Miami Mayor Tomás Regalado’s administration is now backing a $45 million bond issue to finance the long-promised renovation of the historic Miami Marine Stadium, a Virginia Key landmark that’s been shuttered and deteriorating since 1992.
The plan, scheduled for consideration by the Miami City Commission on Thursday, comes as Regalado and City Manager Daniel Alfonso make a push to hire architectural firms to restore the stadium and design a “flex-park” and maritime center next to it.
“We need to launch a serious effort to get this done,” Regalado told the Miami Herald in an interview. “We’ve seen that the commission is amenable, and we want to move it forward.”
The crux of the issues: the lack of a clear use or operating plan for the stadium; concerns over potential commercialization of the site and its environmental impact; and the presence of the Miami International Boat Show, which has a five-year agreement with the city to stage its annual expo on the stadium’s expansive parking lots.
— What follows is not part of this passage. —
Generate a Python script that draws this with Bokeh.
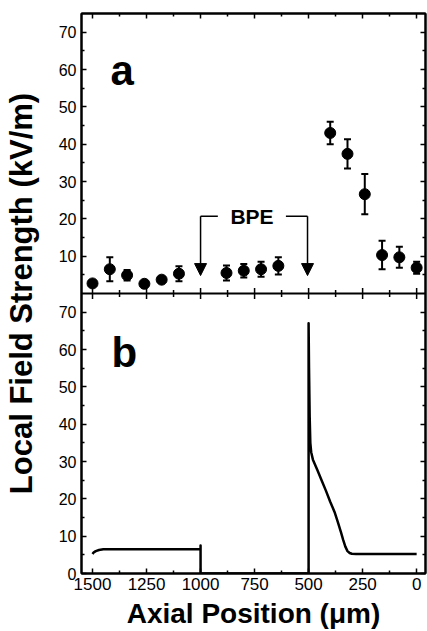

The city spent $18 million to repave the lots and install new utilities to accommodate the boat show, which made its Virginia Key debut in February. But the city did not deliver on a promise to open a seven-acre, artificial-turf flex-park on the site once the annual show ended, prompting criticism from parks activists.
Alfonso told the board that the city administration is now trying to deliver on the promise by issuing a request for bids from landscape architectural firms to design the so-called flex-park, which city planners described as an open space that would accommodate the boat show while also providing recreational space for the public the rest of the year.